Realizing the promise of eMRs depends to some extent upon continually developing standards, allowing greater interoperability of data exchange among competing eMR systems. Standards have not yet evolved to make all data portable across systems.
At GE, “We are increasing our nomenclature and terminology research for our customers as well as making that part of the public domain. We look forward to presenting that to standards organizations,” Dr. Dente notes.
What, exactly, constitutes an electronic medical record has yet to be determined. “There’s much less debate about what type of information we want to include in the database than about the ramifications of having eMRs,” Dr. Harris says.
At their most basic, “eMRs are electronic ways of holding data so patients don’t have to fill in forms again. Even having a summary level of information will save the healthcare system time and money.” They also can be much more. “How deep do we want to go?” Dr. Harris asks, pointing out that eMRs could store detailed information, or could link to other sources—such as hospital picture archiving and communication systems (PACS)—for images and test results. “eMRs needn’t contain all the information about an individual,” Dr. Harris says, but they may, in the future, store DNA sequence information.
For electronic clinical trials, they may be more valuable if they do contain comprehensive, yet de-identified, information. Organizations already access insurers’ databases for information, but an eMR would provide immediacy.
The PCORI is being formed “to add the patient to the equation. As a cardiologist, I can speak about clinical trial results, but people want to know what’s right for them rather than statistical averages,” Dr. Weisman stresses. PCORI, once operational, will develop systems that provide information in near real time based upon medical conditions and such additional factors as lifestyle and geographic and occupational risks. Eventually, “You (as a patient) will be able to query and get information about people with profiles similar to yours, and what happens to them when they choose different options for prevention, diagnosis, and treatment,” he predicts.
Organizations like 23andMe and others that provide genetic testing directly to consumers, are filling in some of the information gaps.
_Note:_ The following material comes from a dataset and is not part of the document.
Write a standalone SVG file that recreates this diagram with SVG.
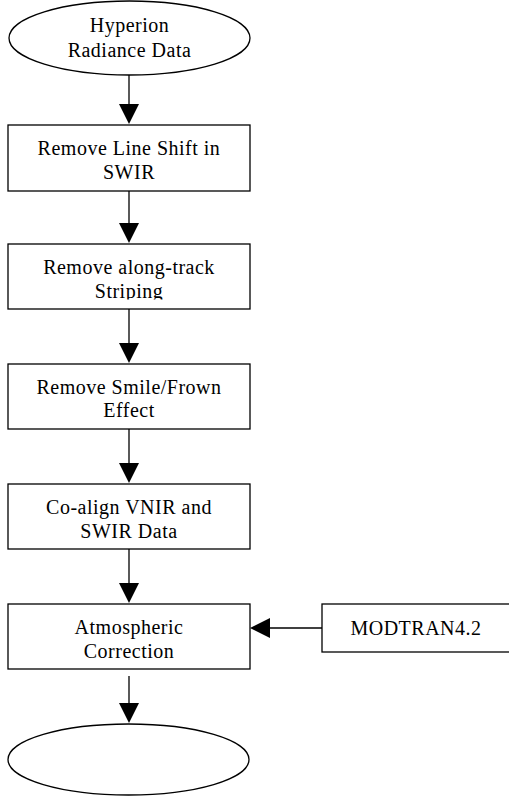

As Anne Wojcicki, CEO, explains, the information allows patients to tell their physicians they have the markers for particular conditions, but 23andMe doesn’t sequence the genome. “While there’s huge government pressure to put medical record information online, there’s not yet a movement toward including genetic information in electronic medical records.”
Making data available electronically is only one part of the challenge, though. “The critical skill is the integration of genotypic and phenotypic information,” stresses Don Rucker, M.D., CMO at Siemens Healthcare USA. The convergence of IT and genomics involves far more than adding gene sequencing information to individuals’ medical files. “The whole nature/nurture boundary is far more confused than anyone thought.” Therefore, for the convergence to have meaning, Dr. Rucker says a probability analysis is vital.
That analysis must be based upon all the available information—genomics, proteomics, imaging, blood tests, etc.—to develop a better sense of what is being expressed and what it means to individual patients. For example, Dr. Rucker points out that while the presence of the 9p21 gene increases the probability of heart disease to about 50%, a cardiac CT angiogram can now determine the probability of coronary disease to a level of 98% or 99% accuracy.
“For the pharmaceutical industry, the bad news is that there is more data to sift through. The good news is that there is great confidence about the data and the ability to develop more targeted datasets, potentially lowering clinical trial size,” Dr. Rucker concludes.